Why All Saints Day Should Give Us Great Hope
By James Bascom
All Saints Day is too often neglected or misunderstood. In recent times it serves mostly as the pretext for the modern world’s growing fascination for witchcraft and the occult the day before on Halloween (“All Hallows Eve” or the Eve of All Saints). In fact, All Saints Day is one of the Catholic Church’s greatest celebrations, one that should inspire hope and encouragement in the hearts of twenty-first century Catholics.
This special feast day is needed now more than ever before and can be a source of great spiritual strength to confront the battles of our times.
The Feast of All Saints is the day when Catholics honor all the saints in heaven, both known and unknown. Among them are saints from every century, country, and walk of life: confessors, martyrs, doctors, virgins, missionaries, housewives, clergy, laypeople, the highest nobility and the simplest commoners. They all testify to the universality and holiness of the Catholic Church, two of her four marks that we recite in the Nicaean Creed. These men and women conquered Heaven for all eternity and are proof that we can and must persevere by carrying our cross until the end.
The Catholic practice of honoring the saints with feast days is an ancient one. Beginning in the first century A.D. under the Roman persecutions, Catholics would commemorate the deaths of the martyrs on the day of their martyrdom. Over the centuries only a very small number of martyrs were commemorated with a feast day.
A feast day for All Saints was established on May 13, 609 A.D. by Pope Boniface IV when he consecrated the Pantheon in Rome to the Virgin Mary and all the martyrs. In the eight century Pope Gregory III moved this feast to November 1 and dedicated it to the saints and their relics. A century later Pope Gregory IV made it a holy day of obligation.
Over the centuries, the practice of honoring all the saints and praying for the deceased became deeply rooted in Catholic culture. Even today, many traditions tied to this feast continue to be very popular among people who no longer practice the faith. In many European countries All Saints Day remains a public holiday. Families often have a single plot in the cemetery for all its deceased members going back many generations. On or around All Saints Day and All Souls Day people go in large numbers to their family gravesite to pay their respects, clean the graves, and place flowers, especially chrysanthemums. On this day whole cemeteries will be full of thousands of lit candles – a moving remembrance of deceased family members while at the same time a witting or unwitting memento mori.

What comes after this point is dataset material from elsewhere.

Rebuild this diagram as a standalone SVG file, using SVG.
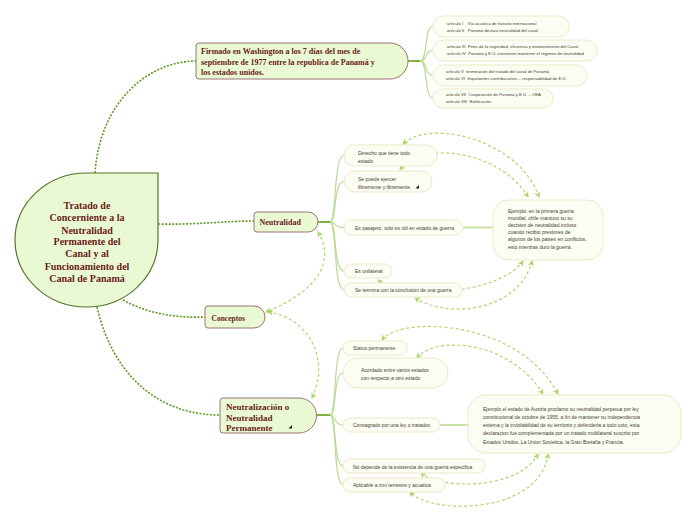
<svg xmlns="http://www.w3.org/2000/svg" width="696" height="520" viewBox="0 0 696 520">
<style>
.main{fill:#e8f9d4;stroke:#9c7474;stroke-width:1}
.mt{font-family:"Liberation Serif",serif;font-weight:bold;fill:#6d1b1b}
.pill{fill:#fbfef3;stroke:#efe7c6;stroke-width:1}
.ct{font-family:"Liberation Sans",Arial,sans-serif;font-size:5px;fill:#4a3a30}
.at{font-family:"Liberation Sans",Arial,sans-serif;font-size:4.2px;fill:#4a3a30;white-space:pre}
.dot{fill:none;stroke:#5b9a1e;stroke-width:1.6;stroke-dasharray:2 1.5}
.br{fill:none;stroke:#b8dc94;stroke-width:1.2}
.stem{fill:none;stroke:#7cb342;stroke-width:2}
.lnk{fill:none;stroke:#c8e2a8;stroke-width:2}
.rel{fill:none;stroke:#a8d86a;stroke-width:1.2;stroke-dasharray:3 2.5;marker-start:url(#arr);marker-end:url(#arr)}
.ico{fill:#2a1a10}
</style>
<defs>
<marker id="arr" viewBox="0 0 6 6" refX="5" refY="3" markerWidth="6" markerHeight="6" markerUnits="userSpaceOnUse" orient="auto-start-reverse">
<path d="M0,0 L6,3 L0,6 L1.5,3 Z" fill="#a8d86a"/>
</marker>
<clipPath id="nzclip"><path d="M223,398 L299,398 A17.5,17.5 0 0 1 299,433 L223,433 Q220,433 220,430 L220,401 Q220,398 223,398 Z"/></clipPath>
</defs>

<g id="connectors">
<path class="dot" d="M95,173 C100,100 150,61 196,61"/>
<path class="dot" d="M158,224 C195,225 225,221 254,221"/>
<path class="dot" d="M123,300 C150,315 180,318 205,317"/>
<path class="dot" d="M97,307 C110,365 150,415 220,415"/>
<path class="stem" d="M408,61 L420,61"/>
<path class="stem" d="M318,222 L330,222"/>
<path class="stem" d="M316,415 L330,415"/>
<path class="br" d="M420,61 C428,61 424,26 433,26"/>
<path class="br" d="M420,61 C428,61 424,50.5 433,50.5"/>
<path class="br" d="M420,61 C428,61 424,75.5 433,75.5"/>
<path class="br" d="M420,61 C428,61 424,98.5 433,98.5"/>
<path class="br" d="M330,222 C337,222 333,155.5 344,155.5"/>
<path class="br" d="M330,222 C337,222 333,181.5 344,181.5"/>
<path class="br" d="M330,222 C337,222 333,227.5 344,227.5"/>
<path class="br" d="M330,222 C337,222 333,271 344,271"/>
<path class="br" d="M330,222 C337,222 333,290 344,290"/>
<path class="br" d="M330,415 C337,415 333,348 343,348"/>
<path class="br" d="M330,415 C337,415 333,373 343,373"/>
<path class="br" d="M330,415 C337,415 333,425 343,425"/>
<path class="br" d="M330,415 C337,415 333,466 343,466"/>
<path class="br" d="M330,415 C337,415 333,484.5 343,484.5"/>
<path class="lnk" d="M463,227.5 L493,227.5"/>
<path class="lnk" d="M440,425 L468,425"/>
<path class="rel" d="M539,197 C520,140 430,118 403,144"/>
<path class="rel" d="M528,197 C500,150 420,140 400,170"/>
<path class="rel" d="M523,261 C500,295 400,300 378,280"/>
<path class="rel" d="M532,261 C520,310 450,320 415,298"/>
<path class="rel" d="M318,232 C335,260 320,290 266,312"/>
<path class="rel" d="M268,312 C310,318 330,360 312,398"/>
<path class="rel" d="M382,340 C400,315 520,320 558,394"/>
<path class="rel" d="M417,358 C435,335 510,340 543,394"/>
<path class="rel" d="M538,454 C520,490 440,490 421,473"/>
<path class="rel" d="M548,454 C540,515 430,515 410,492"/>
</g>

<g id="central">
<path d="M86.5,173 L158,173 L158,240 A71.5,67 0 1 1 86.5,173 Z" fill="#e8f9d4" stroke="#56752b" stroke-width="1.2"/>
<g class="mt" font-size="10" text-anchor="middle">
<text x="87" y="209">Tratado de</text>
<text x="87" y="221">Concerniente a la</text>
<text x="87" y="233.5">Neutralidad</text>
<text x="87" y="245">Permanente del</text>
<text x="87" y="257">Canal y al</text>
<text x="87" y="269.5">Funcionamiento del</text>
<text x="87" y="281.5">Canal de Panamá</text>
</g>
</g>

<g id="firmado">
<path class="main" d="M199,43 L390,43 A18,18 0 0 1 390,79 L199,79 Q196,79 196,76 L196,46 Q196,43 199,43 Z"/>
<g class="mt" font-size="8">
<text x="201" y="54">Firmado en Washington a los 7 días del mes de</text>
<text x="201" y="64.5">septiembre de 1977 entre la republica de Panamá y</text>
<text x="201" y="75">los estados unidos.</text>
</g>
</g>

<g id="art1">
<rect class="pill" x="433" y="16" width="136" height="21" rx="10.5"/>
<text class="at" xml:space="preserve" x="447" y="24.5">artículo I    Vía acuática de tránsito internacional</text>
<text class="at" xml:space="preserve" x="447" y="31.5">artículo II   Panamá declara neutralidad del canal</text>
</g>
<g id="art2">
<rect class="pill" x="433" y="40" width="164" height="21" rx="10.5"/>
<text class="at" xml:space="preserve" x="447" y="48">artículo III  Fines de la seguridad, eficiencia y mantenimiento del Canal</text>
<text class="at" xml:space="preserve" x="447" y="55">artículo IV  Panamá y E.U. convienen mantener el régimen de neutralidad</text>
</g>
<g id="art3">
<rect class="pill" x="433" y="65" width="154" height="21" rx="10.5"/>
<text class="at" xml:space="preserve" x="446" y="72.5">artículo V  terminación del tratado del canal de Panamá</text>
<text class="at" xml:space="preserve" x="446" y="79.5">artículo VI  Importantes contribuciones – responsabilidad de E.U.</text>
</g>
<g id="art4">
<rect class="pill" x="433" y="89" width="120" height="19" rx="9.5"/>
<text class="at" xml:space="preserve" x="446" y="96">artículo VII  Cooperación de Panamá y E.U. – OEA.</text>
<text class="at" xml:space="preserve" x="446" y="103">artículo VIII  Ratificación.</text>
</g>

<g id="neutralidad">
<path class="main" d="M257,212 L308,212 A10,10 0 0 1 308,232 L257,232 Q254,232 254,229 L254,215 Q254,212 257,212 Z"/>
<text class="mt" font-size="8" x="259.5" y="225">Neutralidad</text>
</g>

<g id="derecho">
<rect class="pill" x="344" y="145" width="93" height="21" rx="10.5"/>
<text class="ct" x="358" y="155">Derecho que tiene todo</text>
<text class="ct" x="358" y="162.5">estado</text>
</g>
<g id="sepuede">
<rect class="pill" x="344" y="171" width="88" height="21" rx="10.5"/>
<text class="ct" x="358" y="181">Se puede ejercer</text>
<text class="ct" x="358" y="188.5">libremente y libremente.</text>
<path class="ico" d="M419,185 L419,188.5 L415.5,188.5 Z"/>
</g>
<g id="pasajero">
<rect class="pill" x="344" y="220" width="119" height="15" rx="7.5"/>
<text class="ct" x="355" y="229.5">Es pasajero, solo es útil en estado de guerra</text>
</g>
<g id="unilateral">
<rect class="pill" x="344" y="264" width="48" height="14" rx="7"/>
<text class="ct" x="355" y="273">Es unilateral</text>
</g>
<g id="setermina">
<rect class="pill" x="344" y="283" width="118" height="14" rx="7"/>
<text class="ct" x="355" y="291.8">Se termina con la conclusion de una guerra</text>
</g>

<g id="ejemplo1">
<rect class="pill" x="493" y="200" width="110" height="60" rx="16"/>
<text class="ct" x="508" y="212.5">Ejemplo: en la primera guerra</text>
<text class="ct" x="508" y="219.7">mundial, chile mantuvo su su</text>
<text class="ct" x="508" y="226.9">decision de neutralidad incluso</text>
<text class="ct" x="508" y="234.1">cuando recibio presiones de</text>
<text class="ct" x="508" y="241.3">algunos de los paises en conflictos.</text>
<text class="ct" x="508" y="248.5">esto mientras duro la guerra.</text>
</g>

<g id="conceptos">
<path class="main" d="M208,306 L254,306 A11,11 0 0 1 254,328 L208,328 Q205,328 205,325 L205,309 Q205,306 208,306 Z"/>
<text class="mt" font-size="7.5" x="211.5" y="321">Conceptos</text>
</g>

<g id="neutralizacion">
<path class="main" d="M223,398 L299,398 A17.5,17.5 0 0 1 299,433 L223,433 Q220,433 220,430 L220,401 Q220,398 223,398 Z"/>
<g clip-path="url(#nzclip)" class="mt" font-size="9">
<text x="226" y="410">Neutralización o</text>
<text x="226" y="420.5">Neutralidad</text>
<text x="226" y="431">Permanente</text>
</g>
<path class="ico" d="M292,425 L292,428.5 L288.5,428.5 Z"/>
</g>

<g id="status">
<rect class="pill" x="343" y="341" width="64" height="14" rx="7"/>
<text class="ct" x="353" y="350">Status permanente</text>
</g>
<g id="acordado">
<rect class="pill" x="343" y="358" width="105" height="30" rx="15"/>
<text class="ct" x="361" y="371.5">Acordado entre varios estados</text>
<text class="ct" x="361" y="380">con respecto a otro estado</text>
</g>
<g id="consagrado">
<rect class="pill" x="343" y="418" width="97" height="14" rx="7"/>
<text class="ct" x="353" y="427">Consagrado por una ley o tratados</text>
</g>
<g id="nodepende">
<rect class="pill" x="343" y="459" width="142" height="14" rx="7"/>
<text class="ct" x="353" y="468.5">No depende de la existencia de una guerra especifica</text>
</g>
<g id="aplicable">
<rect class="pill" x="343" y="478" width="102" height="14" rx="7"/>
<text class="ct" x="353" y="487">Aplicable a zon terrestre y acuatica</text>
</g>

<g id="ejemplo2">
<rect class="pill" x="468" y="395" width="213" height="58" rx="18"/>
<text class="ct" x="483" y="411">Ejemplo el estado de Austria proclamo su neutralidad perpetua por ley</text>
<text class="ct" x="483" y="419">constitucional de octubre de 1955, a fin de mantener su independencia</text>
<text class="ct" x="483" y="427">externa y la inviolabilidad de su territorio y defenderla a todo coto, esta</text>
<text class="ct" x="483" y="435">declaracion fue complementada por un tratado multilateral suscrito por</text>
<text class="ct" x="483" y="443.5">Estados Unidos, La Union Sovietica, la Gran Bretaña y Francia.</text>
</g>
</svg>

Many Catholics tend to commemorate All Saints Day by focusing on canonized saints listed in the Church Calendar. But those named saints are only a tiny fraction of the total number. There are many millions, possibly billions of saints in heaven who were unknown in life and after death. A saint by definition is anyone who is in Heaven, so all those unknown souls are really and truly saints.
The main purpose for which Holy Mother Church established All Saints Day is to remember and pray to these unknown saints. These saints fought, suffered and died in struggles and battles very similar to ours today and from heaven are waiting for us to ask them for their intercession.
History is full of great battles between the forces of good, the sons and daughters of the Church, and the forces and agents of Lucifer. The Crusades were full of devout and holy men who fought a holy war to liberate Jerusalem from the Muslim invader and defended Europe from the Ottoman Turks. The Vendée War in 1793 in France was fought by Catholics in defense of Altar and Throne against the satanic French Revolution. In the 1920s, the Cristeros in Mexico rose up in arms against a radically anti-clerical government waging a war of extermination against the Catholic Church. In the 1860s when the anti-clerical and freemasonic armies of Giussepe Garibaldi invaded the Papal States and Rome itself, Catholic volunteers known as the Papal Zouaves fought and died in defense of Pope Pius IX.
In addition to these saintly heroes, millions of other men and women joined their prayers, sufferings, and sacrifices for the Catholic cause against heresies, persecutions, schisms, and crises of every type. Although not canonized, this family of souls undoubtably includes a vast number in heaven.
We too belong to that same family of souls. In the twenty-first century, the Church and temporal society face an unprecedented moral and doctrinal crisis. Like those warrior Catholics who came before us, our generation is called to resist and fight the enemies of the Church in a special way, to live saintly lives while resisting moral and doctrinal decay that surrounds us on a daily basis. These unknown saints are undoubtably looking down on us from heaven, eager to interceded for us before the throne of God. Catholics today can – and indeed must – pray to these unknown saints for help in the great battles of our times.
Although these saints may be unknown, their intercession is no less powerful. God sees everything and is rewarding their fidelity for all eternity. Catholics today may be living an active, public life of service to the Church or a hidden life of prayer and sacrifice. But all can have confidence that God will reward all unknown saints just as He has the known ones. As the nineteenth-century Spanish Carlists said: “Before God, you will never be an anonymous hero. You, soldier of Tradition, shall have a place in the Kingdom of God.”